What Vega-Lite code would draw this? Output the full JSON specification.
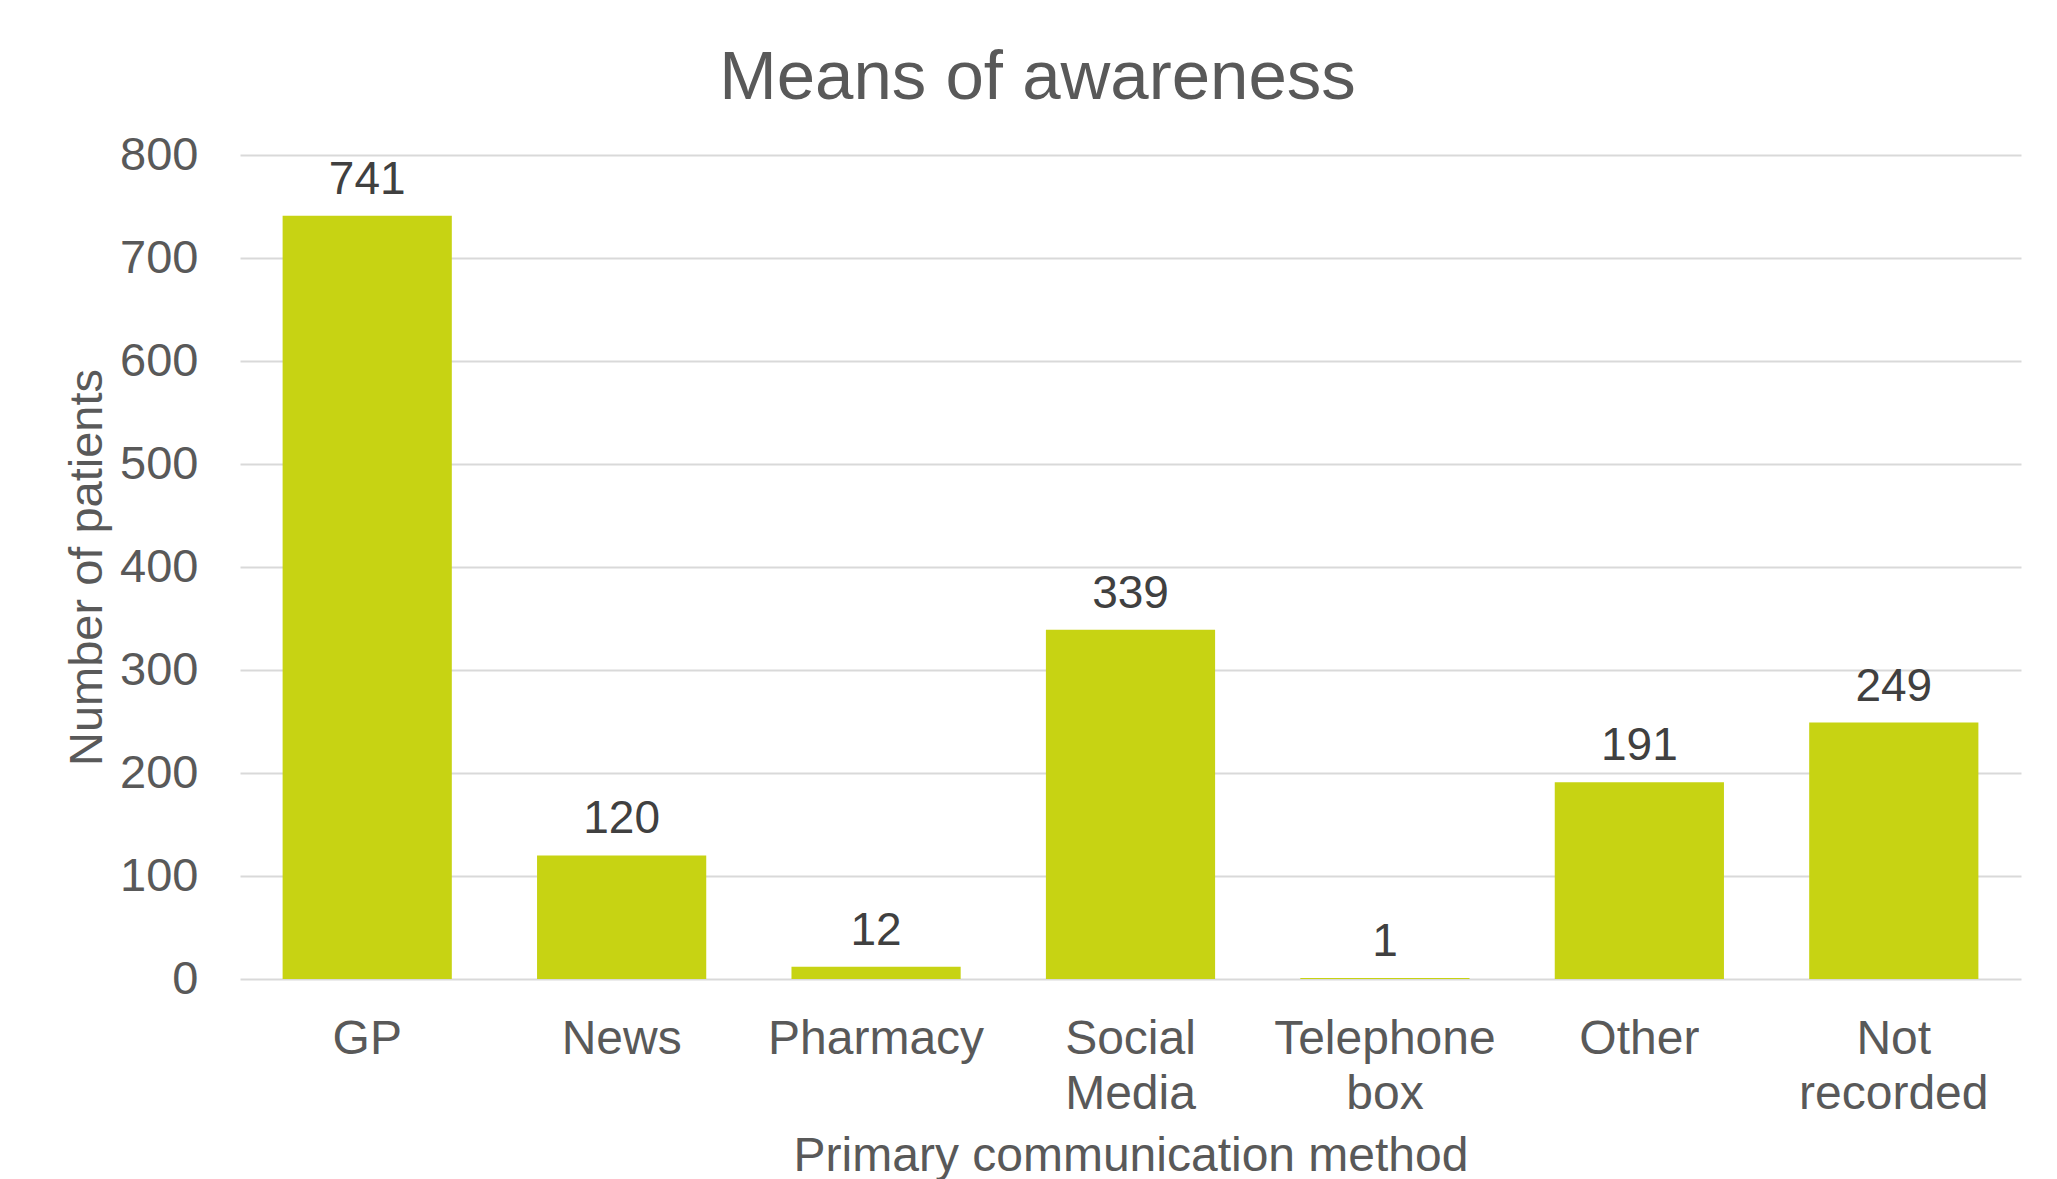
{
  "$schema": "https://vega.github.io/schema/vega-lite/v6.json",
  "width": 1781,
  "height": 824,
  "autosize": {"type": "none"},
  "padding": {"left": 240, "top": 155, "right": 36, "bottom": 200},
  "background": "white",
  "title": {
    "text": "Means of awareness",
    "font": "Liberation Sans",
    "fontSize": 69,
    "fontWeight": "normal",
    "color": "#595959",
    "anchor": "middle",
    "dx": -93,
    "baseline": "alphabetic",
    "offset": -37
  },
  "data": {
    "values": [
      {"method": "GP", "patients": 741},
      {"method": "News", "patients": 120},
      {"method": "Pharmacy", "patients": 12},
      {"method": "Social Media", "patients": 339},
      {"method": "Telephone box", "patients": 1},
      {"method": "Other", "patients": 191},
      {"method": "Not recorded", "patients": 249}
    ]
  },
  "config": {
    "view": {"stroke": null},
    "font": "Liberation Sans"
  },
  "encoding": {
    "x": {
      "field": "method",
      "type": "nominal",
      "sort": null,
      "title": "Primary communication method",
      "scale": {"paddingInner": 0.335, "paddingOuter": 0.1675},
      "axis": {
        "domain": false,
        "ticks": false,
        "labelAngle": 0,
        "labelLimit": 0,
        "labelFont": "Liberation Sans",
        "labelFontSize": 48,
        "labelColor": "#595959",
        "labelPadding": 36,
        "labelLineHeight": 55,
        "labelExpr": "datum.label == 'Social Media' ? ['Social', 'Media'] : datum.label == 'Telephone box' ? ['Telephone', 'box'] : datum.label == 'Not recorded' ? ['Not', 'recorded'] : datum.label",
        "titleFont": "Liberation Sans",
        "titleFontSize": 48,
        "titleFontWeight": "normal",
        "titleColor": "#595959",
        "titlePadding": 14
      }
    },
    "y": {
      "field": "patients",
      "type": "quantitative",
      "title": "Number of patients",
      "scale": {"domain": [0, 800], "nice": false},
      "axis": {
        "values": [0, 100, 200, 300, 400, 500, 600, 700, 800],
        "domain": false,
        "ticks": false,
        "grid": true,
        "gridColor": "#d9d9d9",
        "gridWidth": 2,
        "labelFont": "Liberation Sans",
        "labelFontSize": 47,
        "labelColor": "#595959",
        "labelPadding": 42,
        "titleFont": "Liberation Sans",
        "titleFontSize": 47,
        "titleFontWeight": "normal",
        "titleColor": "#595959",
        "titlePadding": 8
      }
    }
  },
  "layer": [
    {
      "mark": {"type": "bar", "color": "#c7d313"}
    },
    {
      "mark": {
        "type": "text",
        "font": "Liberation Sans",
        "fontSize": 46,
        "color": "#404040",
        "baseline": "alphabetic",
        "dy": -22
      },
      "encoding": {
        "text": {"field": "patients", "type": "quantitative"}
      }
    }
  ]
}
--
WHAT THE EXERCISE ASKS:
Copy the listing word for word, excluding its pictures.

EXPECTED ANSWER:
What Vega-Lite code would draw this? Output the full JSON specification.
{
  "$schema": "https://vega.github.io/schema/vega-lite/v6.json",
  "width": 1781,
  "height": 824,
  "autosize": {"type": "none"},
  "padding": {"left": 240, "top": 155, "right": 36, "bottom": 200},
  "background": "white",
  "title": {
    "text": "Means of awareness",
    "font": "Liberation Sans",
    "fontSize": 69,
    "fontWeight": "normal",
    "color": "#595959",
    "anchor": "middle",
    "dx": -93,
    "baseline": "alphabetic",
    "offset": -37
  },
  "data": {
    "values": [
      {"method": "GP", "patients": 741},
      {"method": "News", "patients": 120},
      {"method": "Pharmacy", "patients": 12},
      {"method": "Social Media", "patients": 339},
      {"method": "Telephone box", "patients": 1},
      {"method": "Other", "patients": 191},
      {"method": "Not recorded", "patients": 249}
    ]
  },
  "config": {
    "view": {"stroke": null},
    "font": "Liberation Sans"
  },
  "encoding": {
    "x": {
      "field": "method",
      "type": "nominal",
      "sort": null,
      "title": "Primary communication method",
      "scale": {"paddingInner": 0.335, "paddingOuter": 0.1675},
      "axis": {
        "domain": false,
        "ticks": false,
        "labelAngle": 0,
        "labelLimit": 0,
        "labelFont": "Liberation Sans",
        "labelFontSize": 48,
        "labelColor": "#595959",
        "labelPadding": 36,
        "labelLineHeight": 55,
        "labelExpr": "datum.label == 'Social Media' ? ['Social', 'Media'] : datum.label == 'Telephone box' ? ['Telephone', 'box'] : datum.label == 'Not recorded' ? ['Not', 'recorded'] : datum.label",
        "titleFont": "Liberation Sans",
        "titleFontSize": 48,
        "titleFontWeight": "normal",
        "titleColor": "#595959",
        "titlePadding": 14
      }
    },
    "y": {
      "field": "patients",
      "type": "quantitative",
      "title": "Number of patients",
      "scale": {"domain": [0, 800], "nice": false},
      "axis": {
        "values": [0, 100, 200, 300, 400, 500, 600, 700, 800],
        "domain": false,
        "ticks": false,
        "grid": true,
        "gridColor": "#d9d9d9",
        "gridWidth": 2,
        "labelFont": "Liberation Sans",
        "labelFontSize": 47,
        "labelColor": "#595959",
        "labelPadding": 42,
        "titleFont": "Liberation Sans",
        "titleFontSize": 47,
        "titleFontWeight": "normal",
        "titleColor": "#595959",
        "titlePadding": 8
      }
    }
  },
  "layer": [
    {
      "mark": {"type": "bar", "color": "#c7d313"}
    },
    {
      "mark": {
        "type": "text",
        "font": "Liberation Sans",
        "fontSize": 46,
        "color": "#404040",
        "baseline": "alphabetic",
        "dy": -22
      },
      "encoding": {
        "text": {"field": "patients", "type": "quantitative"}
      }
    }
  ]
}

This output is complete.